Shanghai Adups makes the control firmware used in more than 700 million cellphones, tablets, automobiles and other devices, including many Blu Products devices. The Chinese company claims a 70 percent market share for such software in more than 150 countries.

News about the alleged spyware broke Nov. 15 in a report from computer security company Kryptowire. The company discovered that Blu Products phones with recent Adups firmware would transmit users’ full text messages, contact lists, call histories and unique device identifiers.

“The firmware could target specific users and text messages matching remotely defined keywords,” the Kryptowire report states.

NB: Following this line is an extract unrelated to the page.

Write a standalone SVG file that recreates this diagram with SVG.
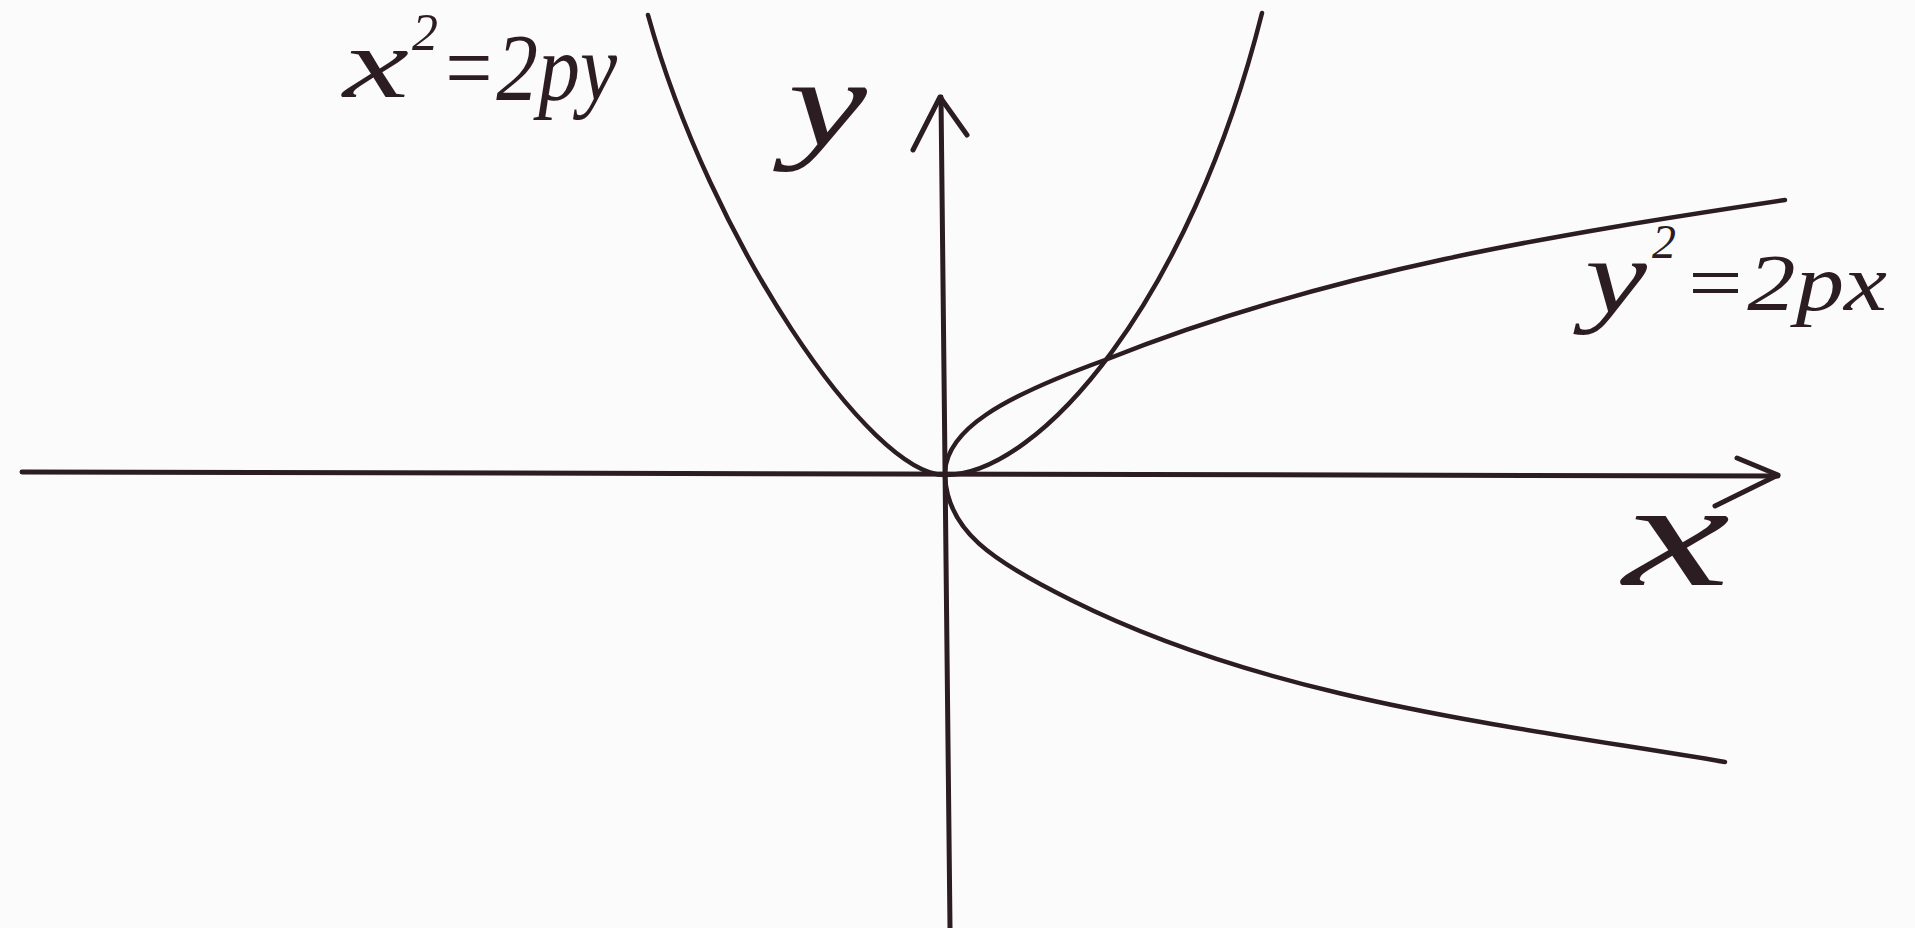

It also could execute system commands and reprogram the phones.

After the Kryptowire report, Adups apologized in a statement and issued updated firmware without the security vulnerabilities.

Blu Products said it moved quickly to upload the replacement firmware on its phones.

“Our customers’ privacy and security are of the upmost importance and priority,” the company said in a statement.

In a separate statement, Adups said it had created the information-transmitting application for unnamed clients who sought ways for users to flag and screen out junk texts and calls.

In June, some Blu Products devices received firmware that “inadvertently included” that application, the company said. It said that all the data from those devices has been deleted, and none was shared with outsiders.

“This is a private company that made a mistake,” an attorney for Adups told The New York Times.

Martinez’s attorney, Lawrence M. Rosen of Los Angeles, said he does not discuss his cases in the press.

His lawsuit presents a different view of what happened.

“The defendants knew that the products utilized the Adups spyware,” which “created serious security vulnerabilities, interfered detrimentally with the user experience, and otherwise rendered the products unfit for the purposes of which they were sold,” the complaint states.

It adds that Adups markets its services to companies that need “big data” analytics and that users’ personal information was sent to a server at the address “bigdata.adups.com.”

“Despite this awareness, the defendants caused the software to be installed because it financially benefited from the software through the use and review of the data intercepted,” according to the 40-page complaint.

It’s not enough that the defendants have apologized and replaced the offending application, the complaint states. “Despite the firmware update that purports to remove the spyware functions, the defendants, at any time, can push an update to the products that restarts the spyware functionality,” it claims.

The plaintiffs seek class certification and damages of up to $10,000 per user plus punitive damages for violations of the federal Wiretap Act and the federal Computer Fraud and Abuse Act, and for breach of warranty, fraud, deceptive advertising, negligence, invasion of privacy and violations of 20 states’ consumer protection laws.

In the Miami class action, lead plaintiff Aaron Bonds, of Alabama, is represented by Amy Zeman, with the Gibbs Law Group, of Miami Beach, assisted by Daniel Girard, with Girard Gibbs, in San Francisco.

Rosen’s law firm is assisted by Philip Kin and Christopher Hinton, both of New York City.